Neuromodulation-inspired gated associative memory networks:extended memory retrieval and emergent multistability

TL;DR

This paper introduces a neuromodulation-inspired gating mechanism in associative memory networks, significantly enhancing memory capacity and stability, and enabling multistable attractors beyond classical limits.

Contribution

It presents a minimal, biophysically motivated model that incorporates activity-dependent gating, fundamentally reorganizing attractor structures and surpassing traditional memory capacity limits.

Findings

Gating bypasses classical spin-glass transition

Maintains high-overlap retrieval beyond critical capacity

Creates multistable attractors from ghost remnants

Abstract

Classical autoassociative memory models have been central to understanding emergent computations in recurrent neural circuits across diverse biological contexts. However, they typically neglect neuromodulatory agents that are known to strongly shape memory capacity and stability. Here we introduce a minimal, biophysically motivated associative memory network where neuropeptide-like signals are modeled by a self-adaptive, activity-dependent gating mechanism. Using many-body simulations and dynamical mean-field theory, we show that such gating fundamentally reorganizes the attractor structure: the network bypasses the classical spin-glass transition, maintaining robust, high-overlap retrieval far beyond the standard critical capacity, without shrinking basins of attraction.
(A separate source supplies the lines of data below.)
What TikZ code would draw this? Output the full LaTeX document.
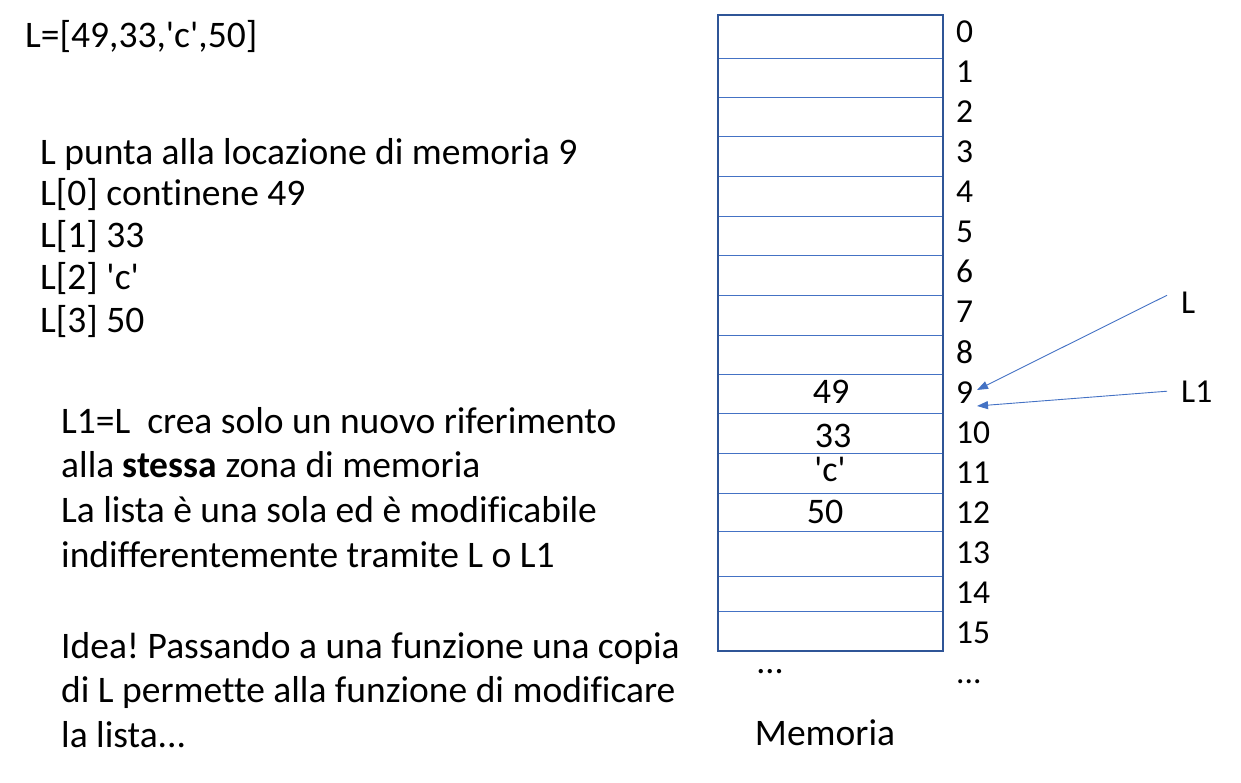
\documentclass[tikz,border=0pt]{standalone}
\usepackage{fontspec}
\setmainfont{Carlito}[Ligatures={TeXOff,CommonOff}]
\usetikzlibrary{arrows.meta}
\definecolor{rowblue}{HTML}{4472C4}
\definecolor{boxblue}{HTML}{2F5597}
\frenchspacing
\begin{document}
\begin{tikzpicture}[x=1pt,y=-1pt,
  txt/.style={anchor=base west,inner sep=0pt,font=\fontsize{37.5}{40}\selectfont},
  idx/.style={anchor=base west,inner sep=0pt,font=\fontsize{33.5}{36}\selectfont},
  val/.style={anchor=base,inner sep=0pt,font=\fontsize{36}{40}\selectfont},
  rowline/.style={draw=rowblue,line width=1pt},
  arr/.style={draw=rowblue,line width=0.9pt,-{Triangle[length=11pt,width=8pt]}}]
\useasboundingbox (0,0) rectangle (1241,783);
% left texts
\node[txt] (def) at (25,48) {L=[49,33,'c',50]};
\node[txt] (t1) at (40,165) {L punta alla locazione di memoria 9};
\node[txt] (t2) at (40,206) {L[0] continene 49};
\node[txt] (t3) at (40,248) {L[1] 33};
\node[txt] (t4) at (40,290) {L[2] 'c'};
\node[txt] (t5) at (40,332) {L[3] 50};
\node[txt] (u1) at (61,433) {L1=L\ \ crea solo un nuovo riferimento};
\node[txt] (u2) at (61,477) {alla \textbf{stessa} zona di memoria};
\node[txt] (u3) at (61,522) {La lista è una sola ed è modificabile};
\node[txt] (u4) at (61,567) {indifferentemente tramite L o L1};
\node[txt] (v1) at (61,658) {Idea! Passando a una funzione una copia};
\node[txt] (v2) at (61,702) {di L permette alla funzione di modificare};
\node[txt] (v3) at (61,747) {la lista...};
% memory
\foreach \yy in {59,98,137,177,217,256,296,335,374,413,453,493,531,576,611}
  \draw[rowline] (718,\yy) -- (943,\yy);
\draw[draw=boxblue,line width=2pt] (718,15) rectangle (943,651);
\node[val] (c9) at (831,403) {49};
\node[val] (c10) at (833,447) {33};
\node[val] (c11) at (830,481) {'c'};
\node[val] (c12) at (825,523) {50};
\foreach \i in {0,...,15}
  \node[idx] (i\i) at (956,43+40*\i) {\i};
\node[idx] (idots) at (956,683) {...};
\node[val] (mdots) at (770,673) {...};
\node[txt,anchor=base] (mem) at (825,745) {Memoria};
% pointers
\node[idx] (L) at (1181,313) {L};
\node[idx] (L1) at (1181,402) {L1};
\coordinate (tipa) at (977,390);
\coordinate (tipb) at (977,406);
\draw[arr] ([xshift=-14pt,yshift=7pt]L.west) -- (tipa);
\draw[arr] ([xshift=-14pt]L1.west) -- (tipb);
\end{tikzpicture}
\end{document}
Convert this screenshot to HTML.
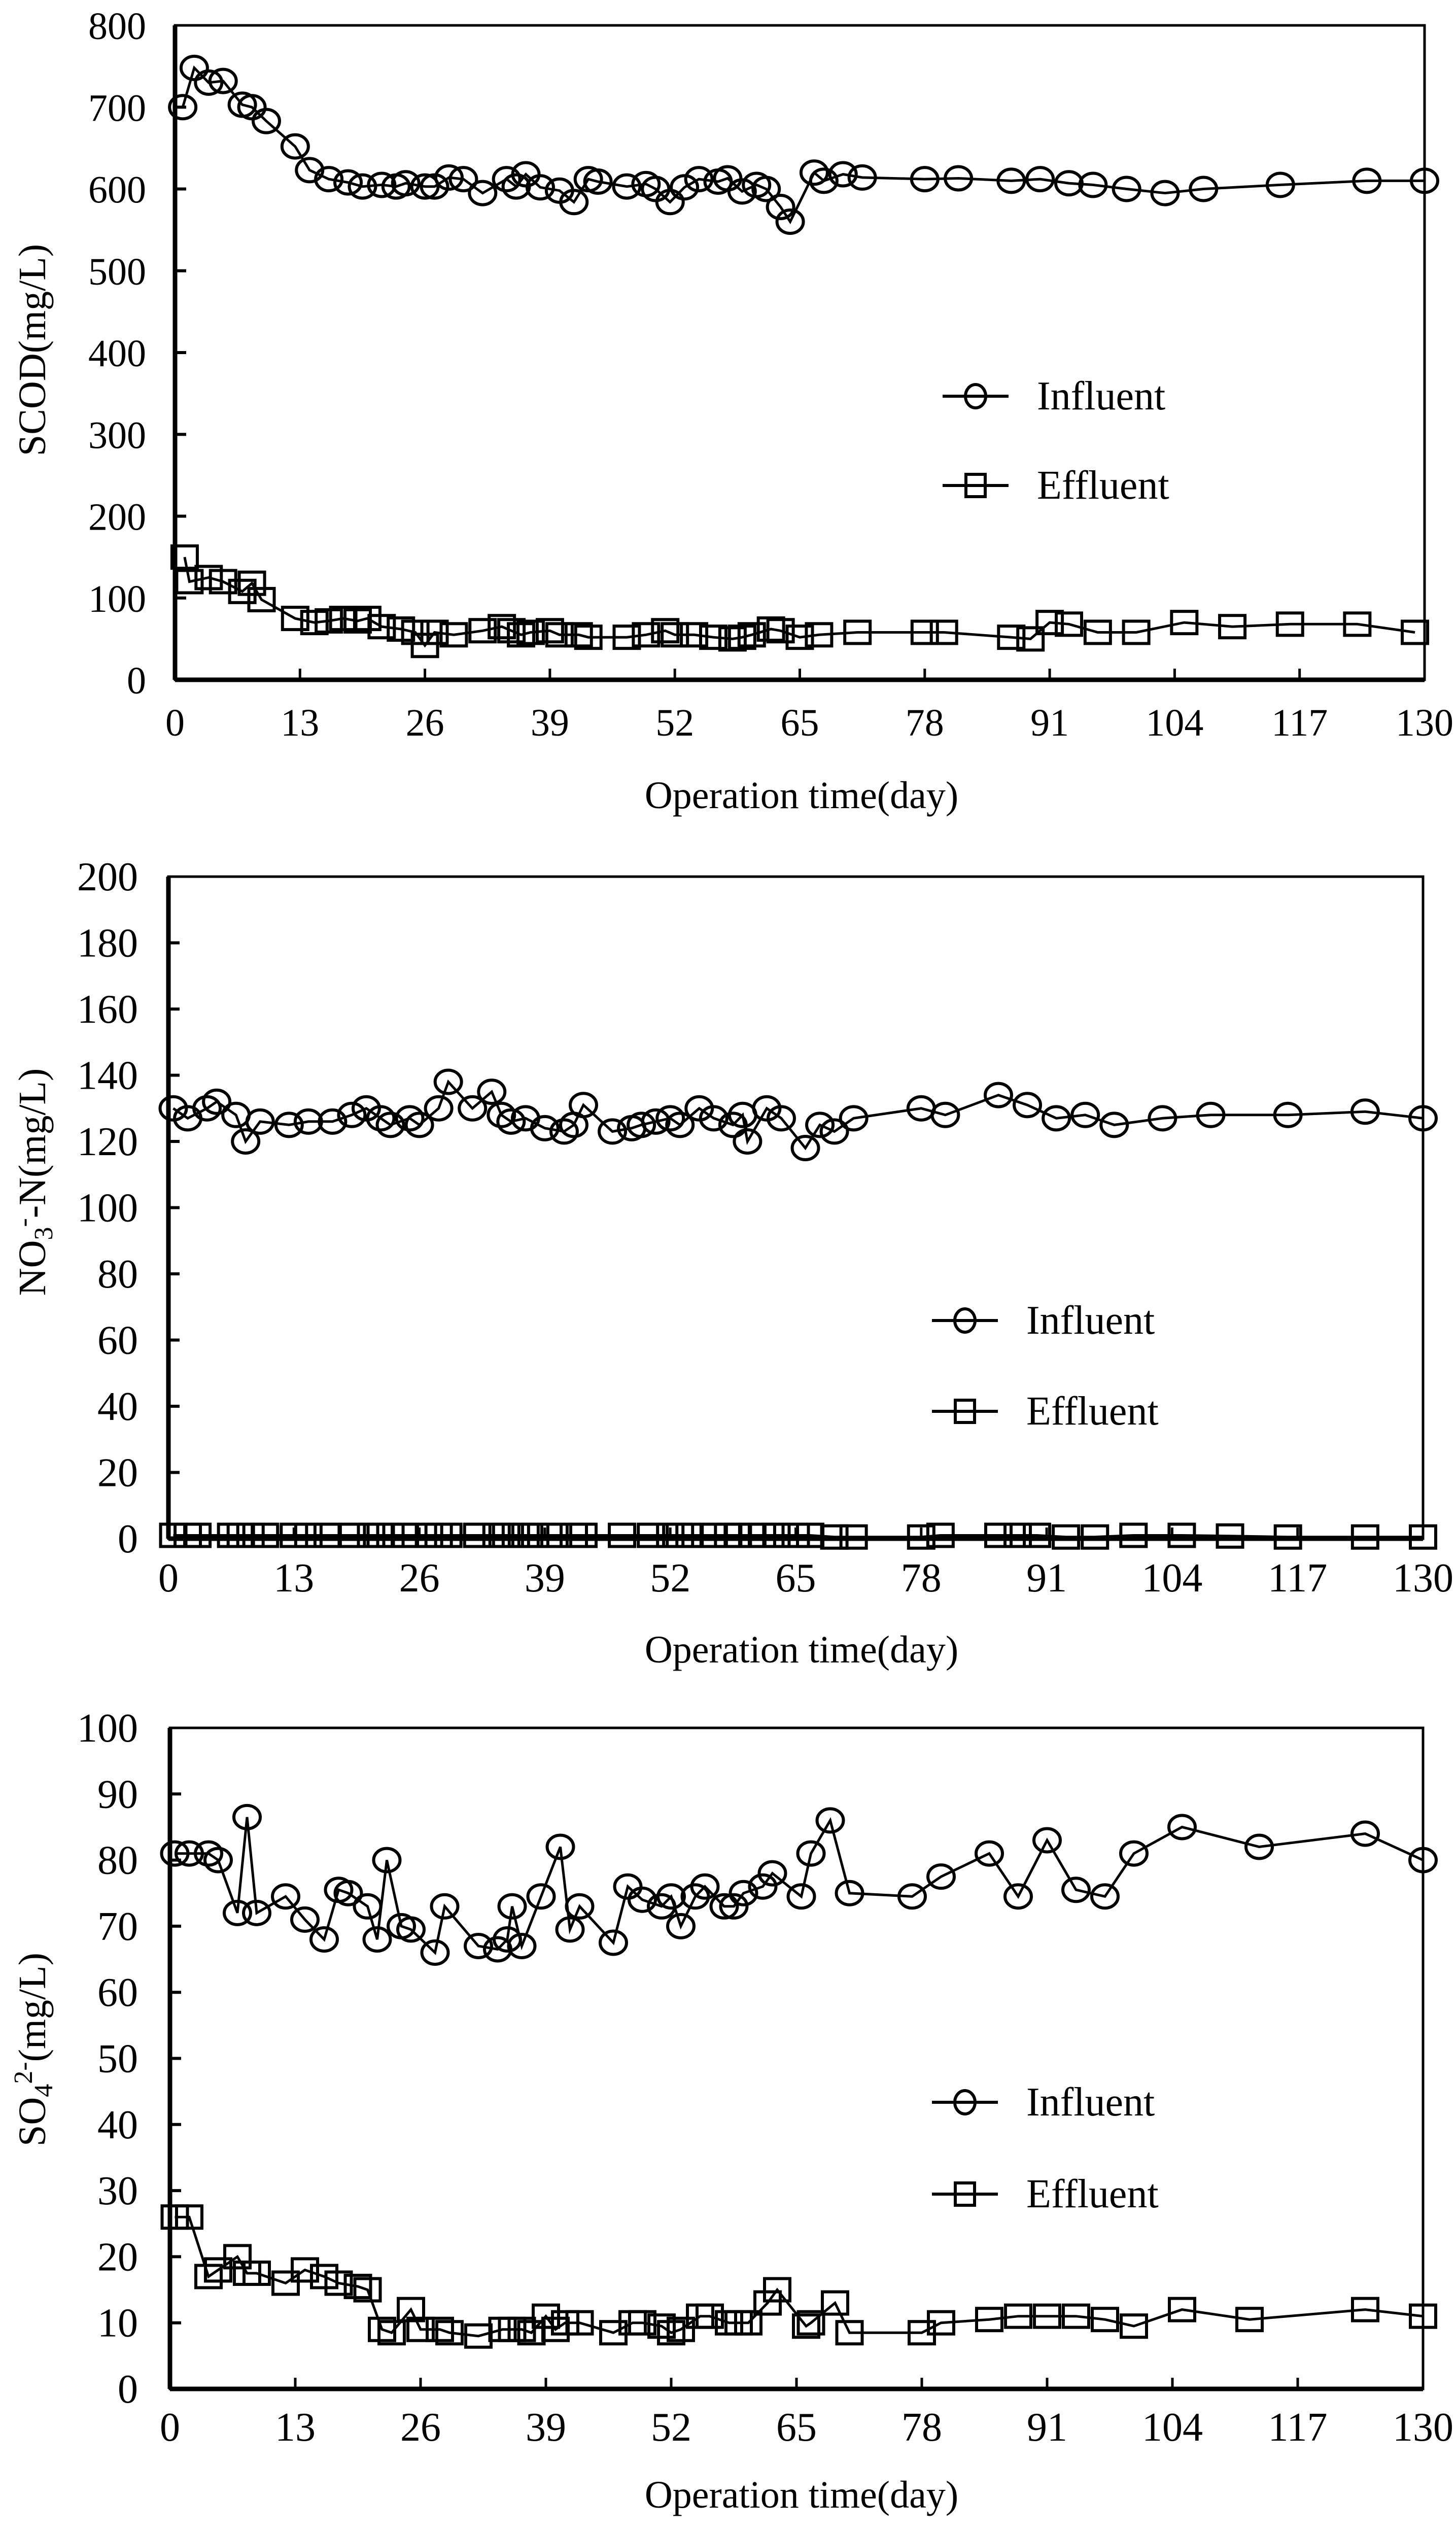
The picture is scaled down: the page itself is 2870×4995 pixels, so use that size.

Mechanistically, the gate stabilizes transient ghost remnants of stored patterns even far above the Hopfield limit, converting them into multistable attractors. These results demonstrate that neuromodulation-like gating alone can dramatically enhance associative memory capacity, eliminate the sharp Hopfield-style catastrophic breakdown, and reshape the memory landscape, providing a simple, general route to richer memory dynamics and computational capabilities in neuromodulated circuits and neuromorphic architectures.